Now, given the input is a much more substantial than the prompt by orders of magnitude, the prompt is basically irrelevant.
So what the license of the output should be based on is the training data. The big players can only avoid this logical conclusion by pretending that the model ("AI") is some kind of intelligent entity and also by training on everything so any license is only a minority of the input. It's just manipulation.
That's assuming both that defending requires the same level of resources as attacking and that the company trying to keep the changes a secret has a capital advantage.
The current attempts to do these things are performed by multibillion dollar corporations and then cracked by individual teenagers, and now you're adding the likes of Google, Amazon, Facebook, Samsung, etc. to the list of attackers. Apple is currently slightly bigger than any one of them but certainly not all of them put together and all of the teenagers and foreign governments in the world.

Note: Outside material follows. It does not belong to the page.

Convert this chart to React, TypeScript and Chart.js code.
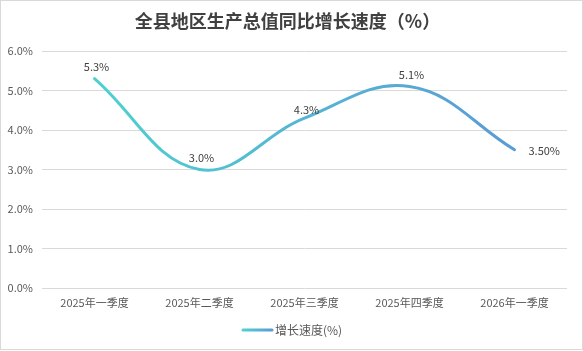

> Some people might. Most wouldn’t. Certainly not the vast majority of the people willing to pay for apps and hence the market for devs.
Samsung is a large conglomerate with in-house experience making modern electronics down to having their own fabs and making their own CPUs and flash. They would hand an iPhone to their techs, tell them to extract the code and then offer it as a checkbox to install iOS when you buy one of their phones. Nobody would choose that over the same phone with Android?
For that matter Apple would be attempting to use the same system to stop people from copying apps, but then competitors would do the same thing there, and then who is buying an iPhone that tries to charge you for apps that everyone else has extracted and made available for free?
An obvious practical problem with this is that the licenses are variously incompatible with one another:
https://en.wikipedia.org/wiki/License_compatibility
> The big players can only avoid this logical conclusion by pretending that the model ("AI") is some kind of intelligent entity and also by training on everything so any license is only a minority of the input.
Whether it's an intelligent entity or not doesn't really enter into it. The real question is whether the output is taking enough from some particular input to make it a derivative. Which ought to depend on what a given output actually looks like.